I was skeptical about even reviewing this course, since secular treatments of history generally leave much to be desired. But I have to say that The Teaching Company has done a terrific job with this course. "SuperStar" teacher Lin Thompson is also an actor, so he dresses in costume and takes on various historical characters to walk us through a survey of world history.
This is not a complete course. There are either six videotapes or six DVDs with a total of 30 lessons, each of which is 30 minutes in length. This should work out to about one lesson per week, and it should be used as a supplement to your study of world history. It might be more frequent if you are completing all of world history in one year since this course only goes up to the American Revolution, leaving some of your book study unaccompanied by anything from this course. Of course, if you want to spread world history out over two years, then the videos can be used once per week or less.
Surprisingly, religion plays a prominent role throughout this series. The perspective is non-judgmental, but the presentation of Christianity seems quite accurate, albeit with a slant toward Protestantism. It even has Martin Luther explaining salvation by faith rather than works. Still, Zoroaster and other religious leaders along with their teachings are presented in such a way that disciples of those belief systems would be unlikely to feel challenged.
The lessons tackle broad historical periods such as early Egypt, Ancient Rome, Chinese dynasties, and the Protestant Reformation. In the amount of time available, Thompson often focuses on a single character giving us a sort of "slice of life" view of the time period. Still, he does an excellent job of tying together major events in story format. In fact, the appeal of this course lies in the fact that Thompson tells stories rather than just lecturing.

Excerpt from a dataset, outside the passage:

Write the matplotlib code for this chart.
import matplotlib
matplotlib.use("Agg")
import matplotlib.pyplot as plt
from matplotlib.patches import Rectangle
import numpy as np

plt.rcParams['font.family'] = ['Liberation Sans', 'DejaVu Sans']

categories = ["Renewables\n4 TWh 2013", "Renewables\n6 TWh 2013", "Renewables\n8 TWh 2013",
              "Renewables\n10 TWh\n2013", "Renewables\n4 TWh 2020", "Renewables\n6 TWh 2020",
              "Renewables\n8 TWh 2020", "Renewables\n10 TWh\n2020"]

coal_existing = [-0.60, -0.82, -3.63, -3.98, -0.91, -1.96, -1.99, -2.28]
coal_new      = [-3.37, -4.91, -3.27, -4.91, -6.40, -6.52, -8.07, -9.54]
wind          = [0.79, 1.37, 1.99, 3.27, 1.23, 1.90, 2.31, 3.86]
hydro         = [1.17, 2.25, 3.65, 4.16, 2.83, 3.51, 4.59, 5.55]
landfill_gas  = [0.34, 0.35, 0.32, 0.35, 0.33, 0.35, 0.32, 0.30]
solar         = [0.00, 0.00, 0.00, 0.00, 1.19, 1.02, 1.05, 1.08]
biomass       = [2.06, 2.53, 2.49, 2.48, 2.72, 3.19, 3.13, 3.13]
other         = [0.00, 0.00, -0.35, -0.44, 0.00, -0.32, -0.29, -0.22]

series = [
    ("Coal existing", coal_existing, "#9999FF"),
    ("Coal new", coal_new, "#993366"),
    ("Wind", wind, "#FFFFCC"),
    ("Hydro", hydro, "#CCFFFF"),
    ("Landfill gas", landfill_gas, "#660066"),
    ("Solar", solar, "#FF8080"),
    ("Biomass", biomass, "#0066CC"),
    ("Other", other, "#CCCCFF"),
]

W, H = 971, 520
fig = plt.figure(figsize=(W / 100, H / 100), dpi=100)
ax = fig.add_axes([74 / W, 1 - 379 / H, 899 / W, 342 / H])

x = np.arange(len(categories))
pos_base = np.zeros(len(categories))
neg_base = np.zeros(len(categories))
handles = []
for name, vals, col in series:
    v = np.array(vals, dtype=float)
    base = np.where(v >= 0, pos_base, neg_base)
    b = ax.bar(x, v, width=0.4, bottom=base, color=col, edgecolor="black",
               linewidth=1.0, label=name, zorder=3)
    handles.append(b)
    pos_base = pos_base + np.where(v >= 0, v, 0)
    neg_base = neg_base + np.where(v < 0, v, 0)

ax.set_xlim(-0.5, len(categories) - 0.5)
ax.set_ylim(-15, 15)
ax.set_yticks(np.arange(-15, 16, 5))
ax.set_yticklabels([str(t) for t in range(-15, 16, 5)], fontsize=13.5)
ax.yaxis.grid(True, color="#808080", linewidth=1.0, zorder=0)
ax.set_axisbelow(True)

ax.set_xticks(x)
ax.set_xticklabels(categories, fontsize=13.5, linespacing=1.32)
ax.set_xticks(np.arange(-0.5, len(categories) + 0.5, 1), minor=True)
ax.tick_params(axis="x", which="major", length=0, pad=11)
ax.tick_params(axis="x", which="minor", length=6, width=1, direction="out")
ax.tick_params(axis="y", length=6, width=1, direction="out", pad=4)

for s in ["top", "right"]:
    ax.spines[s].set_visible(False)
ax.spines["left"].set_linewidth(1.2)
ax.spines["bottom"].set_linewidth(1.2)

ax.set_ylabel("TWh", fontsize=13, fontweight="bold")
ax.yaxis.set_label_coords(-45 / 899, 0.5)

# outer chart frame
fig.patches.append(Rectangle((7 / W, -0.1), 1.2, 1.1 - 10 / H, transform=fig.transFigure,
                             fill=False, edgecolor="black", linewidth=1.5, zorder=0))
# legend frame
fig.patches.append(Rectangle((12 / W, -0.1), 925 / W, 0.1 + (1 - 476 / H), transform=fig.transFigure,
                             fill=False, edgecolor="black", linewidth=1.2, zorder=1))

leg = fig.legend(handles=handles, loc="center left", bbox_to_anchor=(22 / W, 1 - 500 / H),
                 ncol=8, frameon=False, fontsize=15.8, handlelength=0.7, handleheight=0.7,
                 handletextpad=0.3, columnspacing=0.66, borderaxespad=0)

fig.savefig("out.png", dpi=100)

Two booklets contain outlines for all of the lessons. They also present two essay questions per lesson. However, the essay questions are identical to those found in the accompanying Study Workbook for the course. The Study Workbook has ten "comprehensive"questions plus the two essay questions. Generally, the comprehensive questions ask who, what, where, why, and how type questions that require more than a simple answer. The essay questions sometimes require fairly significant research. For example, one question asks, "What was the new teaching of Luther, and how did it differ from the Catholic Church?" Frequently, there is little difference between the two types of questions, so you might use some for written assignments and others for oral discussion. Suggested answers and key points to look for in those answers are in the last half of the Study Workbook. This book is not reproducible and we need to purchase a separate book for each student.